= Betül Tanbay =

Turkish mathematician

Betül Tanbay (born 1960) is a Turkish mathematician, scientist and professor of mathematics at the Boğaziçi University in Istanbul, Turkey and the first woman president of the Turkish Mathematical Society between 2010 and 2016.

==Education==
Betül Tanbay was born in Istanbul and raised in Ankara until 1977. She graduated from the Lycée Janson de Sailly, Paris, France in 1978. She received her Licence en Mathématiques from Université Louis Pasteur, Strasbourg in 1982, and her PhD in Mathematics under the supervision of Robert Solovay at the University of California, Berkeley in the United States in 1989.

==Academic career==
She has been a full time member and chairwoman in the Department of Mathematics, at Boğaziçi University, Istanbul. She has been the Vice-Provost for Foreign Affairs and represented her university at the European University Association between 2004 and 2007. She is the founding codirector of the Istanbul Center for Mathematical Sciences (IMBM). She has been in the scientific boards of research institutes such as IMBM, Feza Gürsey Institute, Institut d'Etudes Avancées - Aix Marseille (IMéRA). She was the director of a leading doctoral network project of TÜBİTAK between 2008 and 2012. She has worked as an executive committee member, including presidency, at the Turkish Mathematical Society; as delegate, Ethics Committee member, Raising Awareness Committee member, Executive Committee member at the European Mathematical Society where she was elected vice-president for the 2019-2022 period; and as delegate, member of the Committee for Women in Mathematics at the International Mathematical Union (IMU).
In 2025 she was appointed as the Chair of the Governing Board of the IMU-IDM (International Day of Mathematics).

===Visiting positions===
She has held visiting positions at UC Berkeley and UC Santa Barbara, Université de Bordeaux, Institut de Mathématiques de Jussieu, University of Kansas, Pennsylvania State University and joined the Kadison-Singer Conjecture Workshop at the American Institute of Mathematics.

==Research areas==
Her research interests include operator algebras and set theory.
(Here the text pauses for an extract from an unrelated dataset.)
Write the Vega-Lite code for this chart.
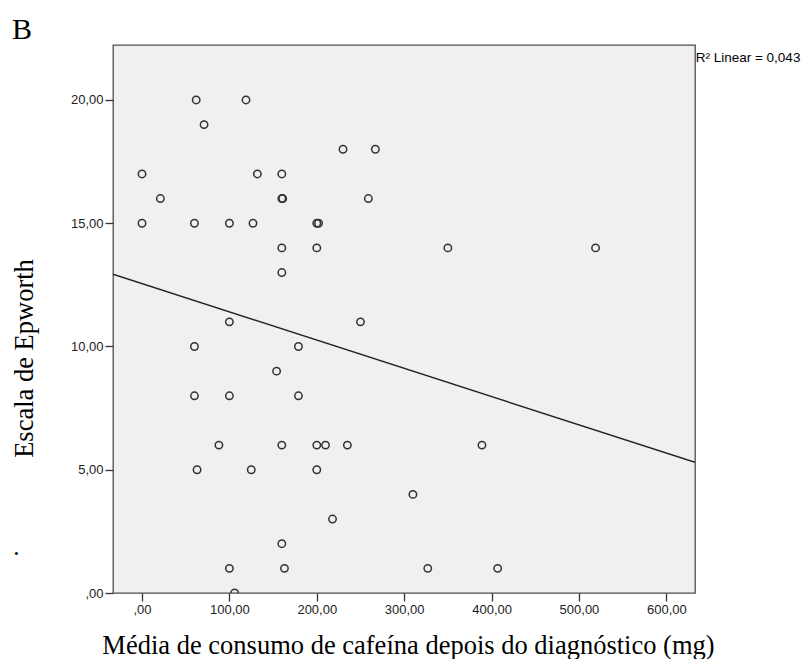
{
  "$schema": "https://vega.github.io/schema/vega-lite/v6.json",
  "autosize": {"type": "none"},
  "width": 582,
  "height": 548,
  "padding": {"left": 113, "top": 45, "right": 106, "bottom": 66},
  "background": "white",
  "title": {"text": "B", "anchor": "start", "frame": "group", "font": "Liberation Serif", "fontSize": 30, "fontWeight": "normal", "color": "#000000", "dx": -101, "dy": 32, "offset": 8, "baseline": "alphabetic"},
  "config": {
    "view": {"fill": "#f0f0f0", "stroke": "#4d4d4d", "strokeWidth": 1.3},
    "axis": {"grid": false, "domain": false, "tickSize": 8, "tickColor": "#333333", "tickWidth": 1.3, "labelFont": "Liberation Sans", "labelFontSize": 13, "labelColor": "#222222", "titleFont": "Liberation Serif", "titleFontSize": 26.5, "titleFontWeight": "normal", "titleColor": "#000000"}
  },
  "datasets": {
    "points": [
      {"cafeina": 62, "epworth": 20}, {"cafeina": 119, "epworth": 20},
      {"cafeina": 71, "epworth": 19},
      {"cafeina": 230, "epworth": 18}, {"cafeina": 267, "epworth": 18},
      {"cafeina": 0, "epworth": 17}, {"cafeina": 132, "epworth": 17}, {"cafeina": 160, "epworth": 17},
      {"cafeina": 21, "epworth": 16}, {"cafeina": 160, "epworth": 16}, {"cafeina": 161, "epworth": 16}, {"cafeina": 259, "epworth": 16},
      {"cafeina": 0, "epworth": 15}, {"cafeina": 60, "epworth": 15}, {"cafeina": 100, "epworth": 15}, {"cafeina": 127, "epworth": 15}, {"cafeina": 200, "epworth": 15}, {"cafeina": 202, "epworth": 15},
      {"cafeina": 160, "epworth": 14}, {"cafeina": 200, "epworth": 14}, {"cafeina": 350, "epworth": 14}, {"cafeina": 519, "epworth": 14},
      {"cafeina": 160, "epworth": 13},
      {"cafeina": 100, "epworth": 11}, {"cafeina": 250, "epworth": 11},
      {"cafeina": 60, "epworth": 10}, {"cafeina": 179, "epworth": 10},
      {"cafeina": 154, "epworth": 9},
      {"cafeina": 60, "epworth": 8}, {"cafeina": 100, "epworth": 8}, {"cafeina": 179, "epworth": 8},
      {"cafeina": 88, "epworth": 6}, {"cafeina": 160, "epworth": 6}, {"cafeina": 200, "epworth": 6}, {"cafeina": 210, "epworth": 6}, {"cafeina": 235, "epworth": 6}, {"cafeina": 389, "epworth": 6},
      {"cafeina": 63, "epworth": 5}, {"cafeina": 125, "epworth": 5}, {"cafeina": 200, "epworth": 5},
      {"cafeina": 310, "epworth": 4},
      {"cafeina": 218, "epworth": 3},
      {"cafeina": 160, "epworth": 2},
      {"cafeina": 100, "epworth": 1}, {"cafeina": 163, "epworth": 1}, {"cafeina": 327, "epworth": 1}, {"cafeina": 407, "epworth": 1},
      {"cafeina": 106, "epworth": 0}
    ],
    "fit": [
      {"cafeina": -33.2, "epworth": 12.93},
      {"cafeina": 632.8, "epworth": 5.30}
    ],
    "r2": [
      {"cafeina": 633.6, "epworth": 21.54, "label": "R² Linear = 0,043"}
    ],
    "dot": [
      {"cafeina": -143.9, "epworth": 1.55, "label": "."}
    ]
  },
  "layer": [
    {
      "data": {"name": "points"},
      "mark": {"type": "point", "shape": "circle", "filled": false, "stroke": "#333333", "strokeWidth": 1.5, "size": 55, "opacity": 1, "clip": true},
      "encoding": {
        "x": {"field": "cafeina", "type": "quantitative",
          "scale": {"domain": [-33.2, 632.8], "nice": false, "zero": false},
          "axis": {"title": "Média de consumo de cafeína depois do diagnóstico (mg)", "values": [0, 100, 200, 300, 400, 500, 600], "labelPadding": 2,
            "labelExpr": "datum.value == 0 ? ',00' : replace(format(datum.value, '.2f'), '.', ',')",
            "titleX": 295, "titleY": 60, "titleAlign": "center", "titleBaseline": "alphabetic"}},
        "y": {"field": "epworth", "type": "quantitative",
          "scale": {"domain": [0, 22.23], "nice": false, "zero": false},
          "axis": {"title": "Escala de Epworth", "values": [0, 5, 10, 15, 20], "labelPadding": 2,
            "labelExpr": "datum.value == 0 ? ',00' : replace(format(datum.value, '.2f'), '.', ',')",
            "titleX": -81, "titleY": 313, "titleAngle": 270, "titleAlign": "center", "titleBaseline": "alphabetic"}}
      }
    },
    {
      "data": {"name": "fit"},
      "mark": {"type": "line", "color": "#222222", "strokeWidth": 1.5, "clip": true},
      "encoding": {
        "x": {"field": "cafeina", "type": "quantitative"},
        "y": {"field": "epworth", "type": "quantitative"}
      }
    },
    {
      "data": {"name": "r2"},
      "mark": {"type": "text", "align": "left", "baseline": "alphabetic", "font": "Liberation Sans", "fontSize": 13.5, "color": "#000000"},
      "encoding": {
        "x": {"field": "cafeina", "type": "quantitative"},
        "y": {"field": "epworth", "type": "quantitative"},
        "text": {"field": "label"}
      }
    },
    {
      "data": {"name": "dot"},
      "mark": {"type": "text", "align": "center", "baseline": "alphabetic", "font": "Liberation Serif", "fontSize": 25, "color": "#000000"},
      "encoding": {
        "x": {"field": "cafeina", "type": "quantitative"},
        "y": {"field": "epworth", "type": "quantitative"},
        "text": {"field": "label"}
      }
    }
  ]
}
=== Representative scientific journal publications ===
- C. Akemann, J. Anderson, B. Tanbay, Weak Paveability And The Kadison-Singer Problem, Journal of Operator Theory, vol. 71, no. 1, pp. 295–300 (2014).
- B. Tanbay, A Letter on the Kadison-Singer problem, Revue Roumaine des Mathématiques Pures et Appliquées, vol. 59, no. 2, pp. 293–302 (2014). http://imar.ro/journals/Revue_Mathematique/pdfs/2014/2/10.pdf
- C. Akemann, J. Anderson, B. Tanbay, The Kadison-Singer problem for the direct sum of matrix algebras, Positivity, vol. 16, no. 1, pp 53–66 (2012). https://link.springer.com/content/pdf/10.1007%2Fs11117-010-0109-1.pdf
- C. Akemann, B. Tanbay, A. Ülger A Note On The Kadison-Singer Problem, Journal of Operator Theory, vol. 63, no. 2, 363–274 (2010).